--- start Data supplied ---

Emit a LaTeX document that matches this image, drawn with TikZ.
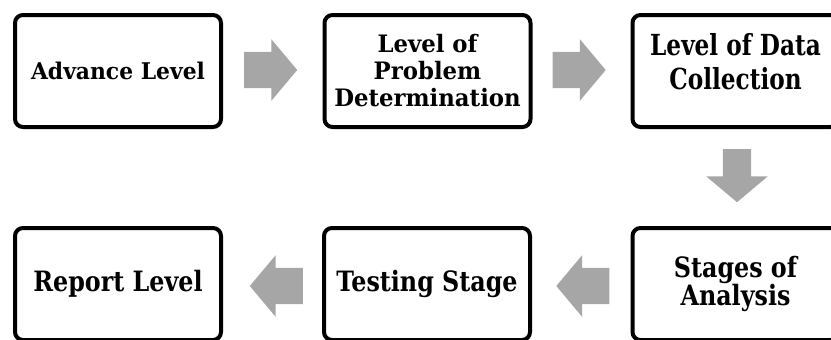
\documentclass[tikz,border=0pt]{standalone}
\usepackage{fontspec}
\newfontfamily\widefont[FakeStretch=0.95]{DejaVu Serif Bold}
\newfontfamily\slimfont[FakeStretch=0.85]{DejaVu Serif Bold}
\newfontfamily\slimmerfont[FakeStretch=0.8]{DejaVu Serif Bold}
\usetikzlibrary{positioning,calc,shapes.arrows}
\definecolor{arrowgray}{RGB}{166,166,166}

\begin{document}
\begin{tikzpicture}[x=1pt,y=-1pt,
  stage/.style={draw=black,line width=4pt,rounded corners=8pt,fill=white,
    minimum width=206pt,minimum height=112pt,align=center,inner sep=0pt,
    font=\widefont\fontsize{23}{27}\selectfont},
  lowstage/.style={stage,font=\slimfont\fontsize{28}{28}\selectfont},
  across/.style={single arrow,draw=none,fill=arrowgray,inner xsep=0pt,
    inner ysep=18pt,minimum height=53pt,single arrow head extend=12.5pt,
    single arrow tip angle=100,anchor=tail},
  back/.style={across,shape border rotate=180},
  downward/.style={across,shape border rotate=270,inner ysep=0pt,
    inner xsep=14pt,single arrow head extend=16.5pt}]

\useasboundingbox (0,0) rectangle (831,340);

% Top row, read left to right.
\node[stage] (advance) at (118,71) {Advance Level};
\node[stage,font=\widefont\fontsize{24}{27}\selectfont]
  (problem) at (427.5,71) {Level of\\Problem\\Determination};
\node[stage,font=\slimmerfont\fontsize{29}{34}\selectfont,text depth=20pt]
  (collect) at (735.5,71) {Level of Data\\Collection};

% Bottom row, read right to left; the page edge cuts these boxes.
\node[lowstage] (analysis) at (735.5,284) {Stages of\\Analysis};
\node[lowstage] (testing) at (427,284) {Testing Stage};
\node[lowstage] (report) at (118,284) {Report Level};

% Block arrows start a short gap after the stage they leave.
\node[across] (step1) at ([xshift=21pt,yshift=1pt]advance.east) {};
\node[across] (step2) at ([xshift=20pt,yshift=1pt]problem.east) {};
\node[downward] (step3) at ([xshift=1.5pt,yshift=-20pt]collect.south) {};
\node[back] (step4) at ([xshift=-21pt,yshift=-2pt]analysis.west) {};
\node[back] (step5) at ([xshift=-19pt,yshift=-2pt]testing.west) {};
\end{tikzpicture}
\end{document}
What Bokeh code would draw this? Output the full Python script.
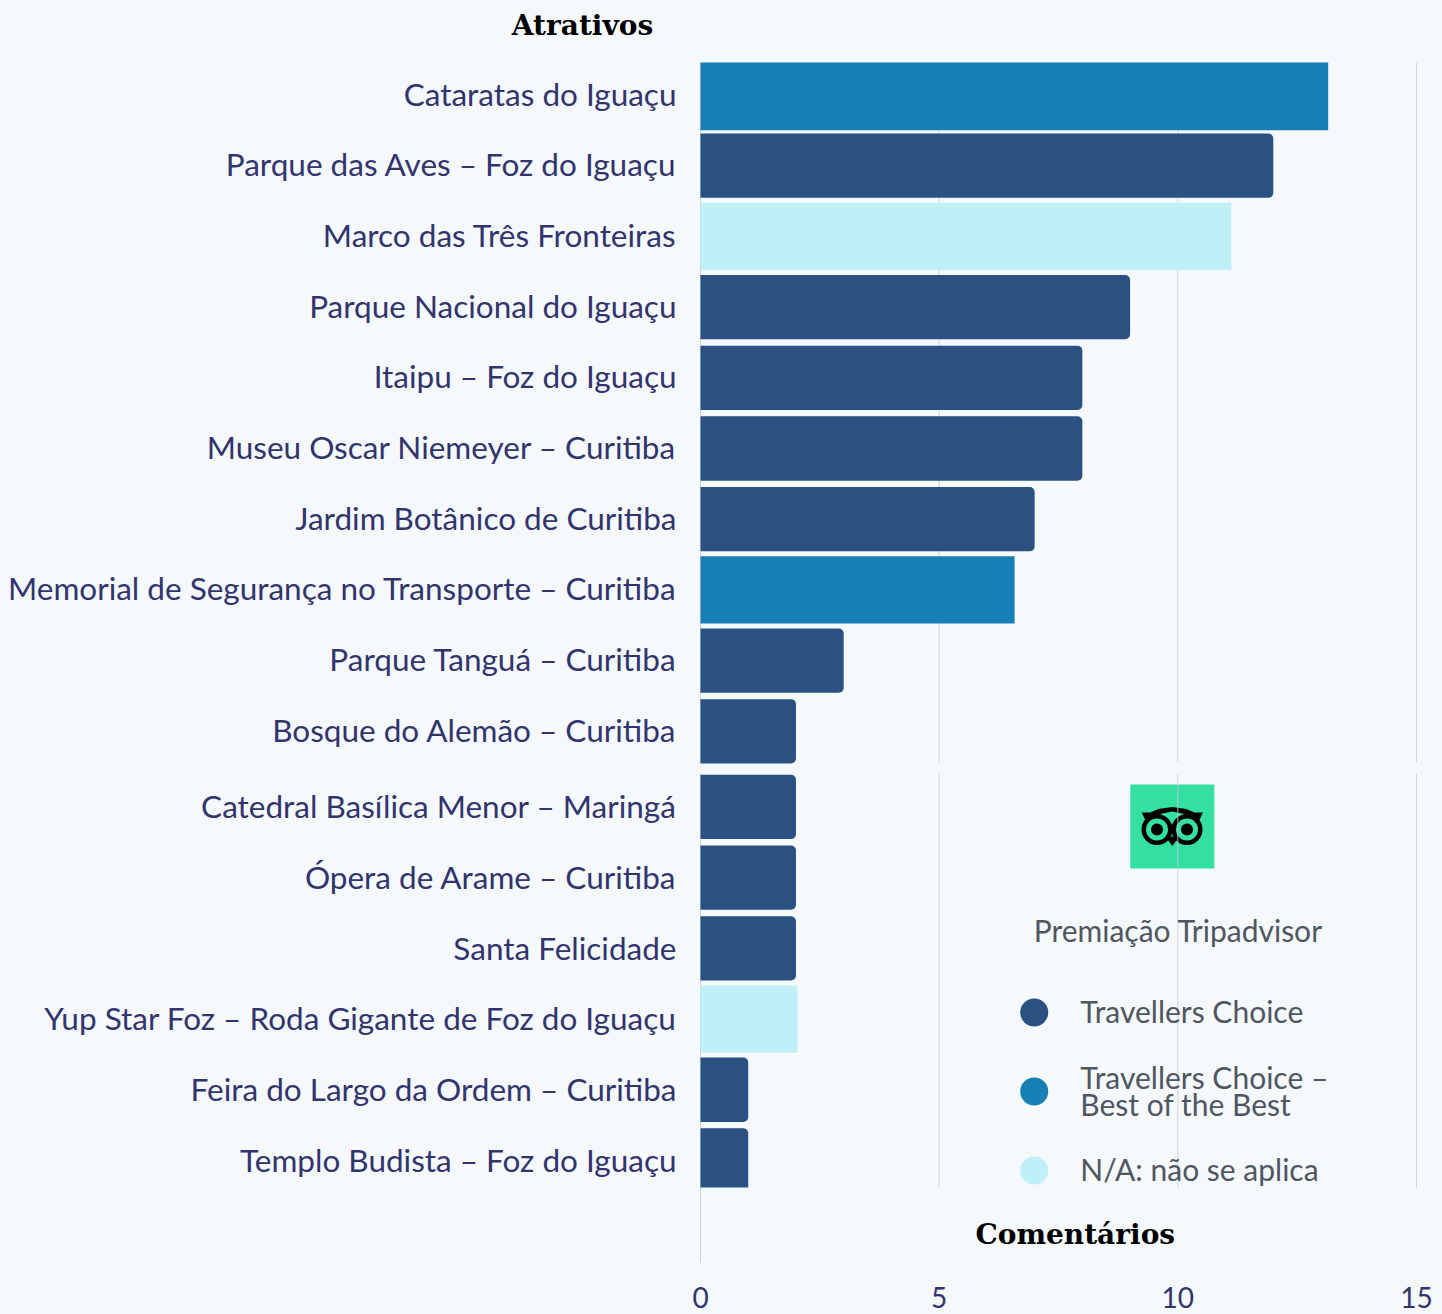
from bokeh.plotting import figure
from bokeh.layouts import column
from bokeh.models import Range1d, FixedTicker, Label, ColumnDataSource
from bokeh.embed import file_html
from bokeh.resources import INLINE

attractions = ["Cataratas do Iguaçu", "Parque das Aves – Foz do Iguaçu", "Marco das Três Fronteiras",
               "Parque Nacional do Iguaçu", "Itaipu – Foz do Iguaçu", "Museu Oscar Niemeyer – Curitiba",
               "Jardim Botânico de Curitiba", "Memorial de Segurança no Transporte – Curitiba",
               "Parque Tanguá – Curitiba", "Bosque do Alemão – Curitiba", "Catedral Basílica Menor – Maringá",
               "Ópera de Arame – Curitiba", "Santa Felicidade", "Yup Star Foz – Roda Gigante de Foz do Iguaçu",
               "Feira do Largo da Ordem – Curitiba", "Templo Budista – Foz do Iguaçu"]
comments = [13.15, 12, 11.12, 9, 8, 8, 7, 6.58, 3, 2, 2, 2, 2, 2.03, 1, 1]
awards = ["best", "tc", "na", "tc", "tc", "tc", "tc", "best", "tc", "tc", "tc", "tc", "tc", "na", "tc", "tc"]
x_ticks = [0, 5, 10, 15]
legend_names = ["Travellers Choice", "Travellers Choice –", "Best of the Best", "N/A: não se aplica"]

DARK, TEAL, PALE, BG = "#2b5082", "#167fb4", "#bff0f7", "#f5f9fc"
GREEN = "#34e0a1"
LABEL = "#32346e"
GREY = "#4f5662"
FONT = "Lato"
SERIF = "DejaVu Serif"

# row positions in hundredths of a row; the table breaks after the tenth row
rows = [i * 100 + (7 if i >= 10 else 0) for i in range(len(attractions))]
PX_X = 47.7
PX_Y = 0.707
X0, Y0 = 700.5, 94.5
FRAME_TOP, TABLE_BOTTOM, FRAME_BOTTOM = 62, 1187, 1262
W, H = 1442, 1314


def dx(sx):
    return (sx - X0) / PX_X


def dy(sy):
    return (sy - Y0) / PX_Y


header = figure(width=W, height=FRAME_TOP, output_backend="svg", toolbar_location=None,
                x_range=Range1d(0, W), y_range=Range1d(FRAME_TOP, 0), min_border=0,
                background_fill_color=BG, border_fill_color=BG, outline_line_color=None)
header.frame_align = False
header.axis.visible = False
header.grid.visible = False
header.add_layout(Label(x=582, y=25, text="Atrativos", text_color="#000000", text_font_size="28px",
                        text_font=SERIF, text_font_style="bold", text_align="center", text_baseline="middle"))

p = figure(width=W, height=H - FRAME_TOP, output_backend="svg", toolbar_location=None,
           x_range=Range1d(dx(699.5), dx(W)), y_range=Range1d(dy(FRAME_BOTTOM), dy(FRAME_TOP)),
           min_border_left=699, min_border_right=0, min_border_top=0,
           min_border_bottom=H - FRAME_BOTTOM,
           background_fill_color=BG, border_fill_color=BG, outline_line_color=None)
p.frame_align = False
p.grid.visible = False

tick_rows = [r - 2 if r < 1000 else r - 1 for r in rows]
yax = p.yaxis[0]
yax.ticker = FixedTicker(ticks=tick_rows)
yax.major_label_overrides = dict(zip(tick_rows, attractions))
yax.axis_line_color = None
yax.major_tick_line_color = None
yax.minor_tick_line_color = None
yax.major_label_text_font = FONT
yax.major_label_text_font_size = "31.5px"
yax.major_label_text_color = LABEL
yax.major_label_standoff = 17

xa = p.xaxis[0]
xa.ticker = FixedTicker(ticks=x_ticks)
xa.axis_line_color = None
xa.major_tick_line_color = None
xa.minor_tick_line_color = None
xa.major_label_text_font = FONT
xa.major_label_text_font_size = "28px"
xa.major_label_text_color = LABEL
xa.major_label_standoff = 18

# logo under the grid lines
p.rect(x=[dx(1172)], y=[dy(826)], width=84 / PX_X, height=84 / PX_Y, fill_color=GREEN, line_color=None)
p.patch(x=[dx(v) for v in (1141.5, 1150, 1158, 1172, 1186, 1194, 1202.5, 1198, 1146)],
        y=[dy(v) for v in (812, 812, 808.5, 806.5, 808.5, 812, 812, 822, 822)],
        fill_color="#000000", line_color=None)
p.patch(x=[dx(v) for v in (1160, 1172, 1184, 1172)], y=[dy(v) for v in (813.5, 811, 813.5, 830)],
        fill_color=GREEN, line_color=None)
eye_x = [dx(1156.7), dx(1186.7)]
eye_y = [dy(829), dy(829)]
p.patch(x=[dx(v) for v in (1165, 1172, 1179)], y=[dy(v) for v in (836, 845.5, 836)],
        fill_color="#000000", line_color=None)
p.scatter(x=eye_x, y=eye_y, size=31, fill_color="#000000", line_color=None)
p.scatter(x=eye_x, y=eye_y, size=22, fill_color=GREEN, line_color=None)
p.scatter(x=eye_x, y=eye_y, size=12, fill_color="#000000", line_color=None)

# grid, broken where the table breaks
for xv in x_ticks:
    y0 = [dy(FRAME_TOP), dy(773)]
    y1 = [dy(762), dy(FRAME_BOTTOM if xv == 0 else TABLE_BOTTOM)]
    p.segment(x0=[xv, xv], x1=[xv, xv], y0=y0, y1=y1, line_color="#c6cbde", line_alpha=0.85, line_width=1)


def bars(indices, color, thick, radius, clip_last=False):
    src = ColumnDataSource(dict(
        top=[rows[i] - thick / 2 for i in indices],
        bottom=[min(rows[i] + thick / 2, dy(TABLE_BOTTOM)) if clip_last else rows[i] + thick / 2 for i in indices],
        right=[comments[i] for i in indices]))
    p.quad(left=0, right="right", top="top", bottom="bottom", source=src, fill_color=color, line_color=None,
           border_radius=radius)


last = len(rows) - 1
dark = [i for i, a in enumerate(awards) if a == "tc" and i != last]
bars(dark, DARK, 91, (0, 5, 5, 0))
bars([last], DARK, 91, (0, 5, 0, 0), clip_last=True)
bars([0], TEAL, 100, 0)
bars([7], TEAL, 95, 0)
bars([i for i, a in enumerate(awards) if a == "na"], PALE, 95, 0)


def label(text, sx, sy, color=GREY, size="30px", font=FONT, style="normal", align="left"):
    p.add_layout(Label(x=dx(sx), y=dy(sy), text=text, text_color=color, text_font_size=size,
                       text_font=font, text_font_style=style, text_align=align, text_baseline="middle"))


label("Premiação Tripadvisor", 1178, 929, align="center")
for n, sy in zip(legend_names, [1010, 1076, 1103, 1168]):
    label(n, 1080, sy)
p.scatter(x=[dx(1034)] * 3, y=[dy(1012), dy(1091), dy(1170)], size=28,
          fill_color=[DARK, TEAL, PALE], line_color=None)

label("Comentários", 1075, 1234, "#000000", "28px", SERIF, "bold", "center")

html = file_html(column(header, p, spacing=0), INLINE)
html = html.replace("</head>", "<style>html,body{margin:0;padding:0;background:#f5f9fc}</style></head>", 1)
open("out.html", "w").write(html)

--- end Data supplied ---

■ Requirements ■
Check each line above for the string "this" and show the ones that have it.

■ Written response ■
Emit a LaTeX document that matches this image, drawn with TikZ.
What Bokeh code would draw this? Output the full Python script.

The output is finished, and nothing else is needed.